‘Block’ model takes shape for government legal panels
Topics: Government & politics
Further details have emerged of the government’s plans to restructure its legal panel after it deferred a review pending a procurement overhaul.
Last year the Gazette reported that the Crown Commercial Service, Whitehall’s procurement arm, had delayed establishing a new agreement to explore how to reduce the costs of services it is provided.
The current panel lists are governed by the cross-government Legal Services Framework agreement, which replaced the Legal Services and LitCat frameworks in 2013 and is due to expire on 31 January next year. The panels consist of 47 firms, including Allen & Overy, DLA Piper, Gowling WLG, Eversheds and Addleshaw Goddard, sharing legal fees totalling £250m a year.

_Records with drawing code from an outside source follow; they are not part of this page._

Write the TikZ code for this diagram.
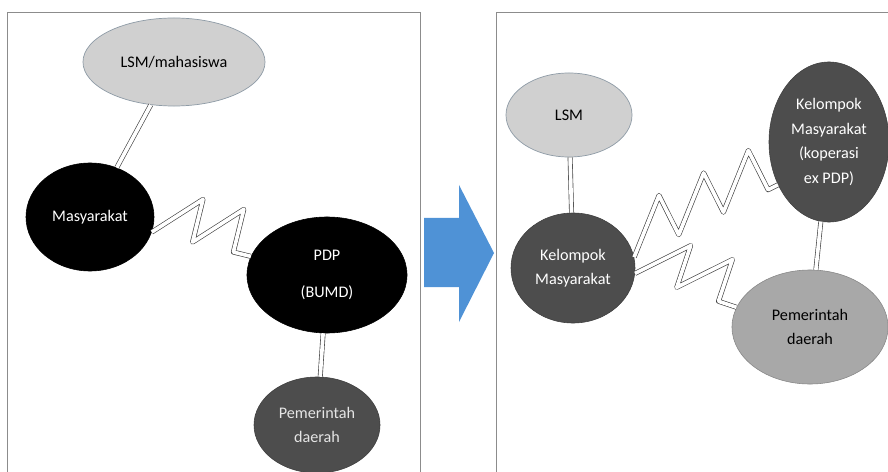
\documentclass[tikz,border=0pt]{standalone}
\usepackage{fontspec}
\setmainfont{Carlito}
\usepackage{tikz}
\usetikzlibrary{shapes.geometric, decorations.pathmorphing}

\definecolor{ovalGray}{HTML}{D0D0D0}
\definecolor{ovalEdge}{HTML}{8E9BA6}
\definecolor{darkOval}{HTML}{4D4D4D}
\definecolor{midOval}{HTML}{A8A8A8}
\definecolor{arrowBlue}{HTML}{4F92D6}

\begin{document}
\begin{tikzpicture}[
    x=0.025cm, y=-0.025cm,
    every node/.style={font=\fontsize{11.5}{17.5}\selectfont, align=center, inner sep=0pt},
    ovalLight/.style={ellipse, draw=ovalEdge, line width=0.5pt, fill=ovalGray, text=black},
    ovalBlack/.style={ellipse, draw=black, fill=black, text=white},
    ovalDark/.style={ellipse, draw=darkOval!80!black, fill=darkOval, text=white},
    ovalMid/.style={ellipse, draw=midOval!80!black, fill=midOval, text=black},
    frameBox/.style={draw=black!45, line width=0.6pt},
    twoLine/.style={double=white, draw=black!75, line width=0.45pt, double distance=2.6pt},
    bolt/.style={double=white, draw=black!75, line width=0.45pt, double distance=2.6pt, line join=round,
        decorate, decoration={saw, segment length=#1, amplitude=1.1cm}}
]
\useasboundingbox (0,0) rectangle (888,472);

% ============== Marcos ==============
\draw[frameBox] (7,12) rectangle (420,490);
\draw[frameBox] (496,12) rectangle (900,490);

% ============== Flecha ==============
\fill[arrowBlue] (424,218) -- (459,218) -- (459,185) -- (494,253) -- (459,322) -- (459,287) -- (424,287) -- cycle;

% ============== Sebelum (Izquierda) ==============
\node[ovalLight, minimum width=4.55cm, minimum height=2.2cm] (lsmL) at (174,62) {LSM/mahasiswa};
\node[ovalBlack, minimum width=3.2cm, minimum height=2.7cm] (masy) at (90,217) {Masyarakat};
\node[ovalBlack, minimum width=4.0cm, minimum height=2.9cm] (pdp) at (327,275) {PDP\\[9pt](BUMD)};
\node[ovalDark, minimum width=3.15cm, minimum height=2.4cm, text=black!10] (pemdaL) at (317,425) {Pemerintah\\daerah};

% ============== Sesudah (Derecha) ==============
\node[ovalLight, minimum width=3.15cm, minimum height=2.1cm] (lsmR) at (569,115) {LSM};
\node[ovalDark, minimum width=3.1cm, minimum height=2.75cm] (kmR) at (573,268) {Kelompok\\Masyarakat};
\node[ovalDark, minimum width=3.0cm, minimum height=4.0cm] (kmex) at (829,142) {Kelompok\\Masyarakat\\(koperasi\\ex PDP)};
\node[ovalMid, minimum width=3.9cm, minimum height=2.85cm] (pemdaR) at (810,327) {Pemerintah\\daerah};

% ============== Conexiones ==============
\draw[twoLine] (lsmL) -- (masy);
\draw[twoLine] (pdp) -- (pemdaL);
\draw[bolt=1.05cm] (masy) -- (pdp);

\draw[twoLine] (lsmR) -- (kmR);
\draw[twoLine] (kmex) -- (pemdaR);
\draw[bolt=1.25cm] (kmR.10) -- (kmex.220);
\draw[bolt=1.1cm] (kmR.-5) -- (pemdaR.165);
\end{tikzpicture}
\end{document}
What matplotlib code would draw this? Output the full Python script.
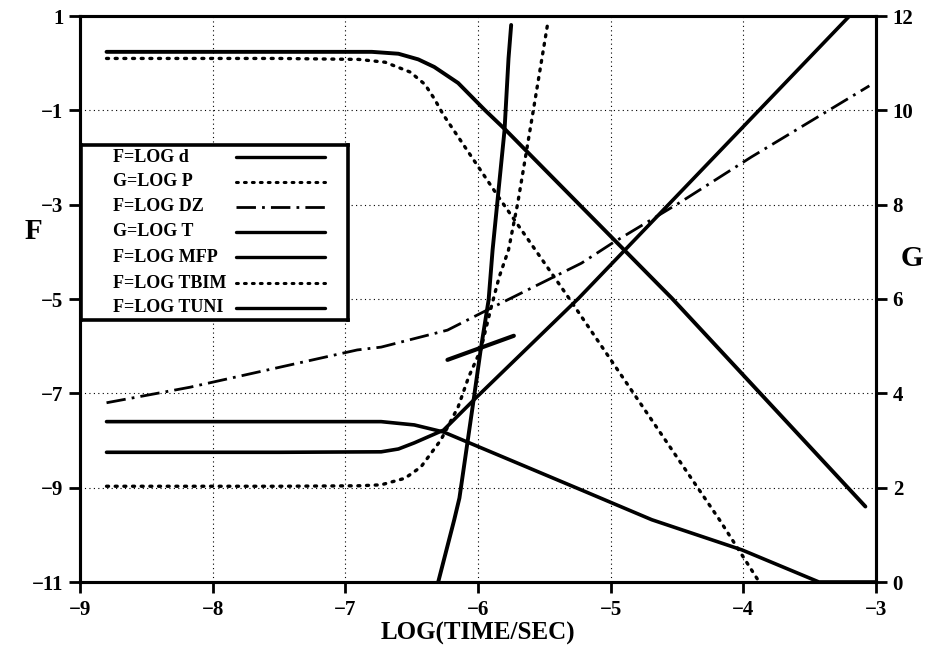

The Crown Commercial Service estimates that the current panel contract delivers a saving of 25%.
The 47 firms supply legal services across eight areas: telecoms, media and eCommerce; property and estates; employment and pensions; general corporate including tax and insolvency; finance and regulation; general commercial; general litigation and legal support services; and major or complex projects.
CCS is proposing that a ‘new solution’ will be built around four procurement ‘blocks’ to provide a ‘more focused approach to the different sectors who have varying requirements’.
The four blocks will be in place by the end of the year.
So far ‘prior information notices’ have been published for block two, which has an estimated value of £320m, and block three, which has an estimated value of £90m.
Block two will have a panel of firms that will provide services to ‘permitted users’ to support a ‘range of significant projects, disputes and initiatives, potentially within specialist sectors’.
Bidding firms must have mandatory specialisms in 24 areas including competition/EU, construction, outsourcing, public procurement and restructuring/insolvency.
Block three will have a panel of law firms that provide specialist legal services to ‘permitted users’ in connection with complex finance matters, capital markets, regulation, highly complex transactions, innovative and/or strategically important transformational change including major or complex projects, and mergers and acquisitions.
Bidders must demonstrate ‘in-depth expertise’ on a range of projects ‘typically characterised’ by exceptional innovation and/or complexity, potential impact on national financial stability, issues of national importance, involve the management of major risks to exchequer/taxpayer interests, and/or the need for extreme urgency or confidentiality.
The CCS says notices for blocks one and four will be issued ‘in due course’.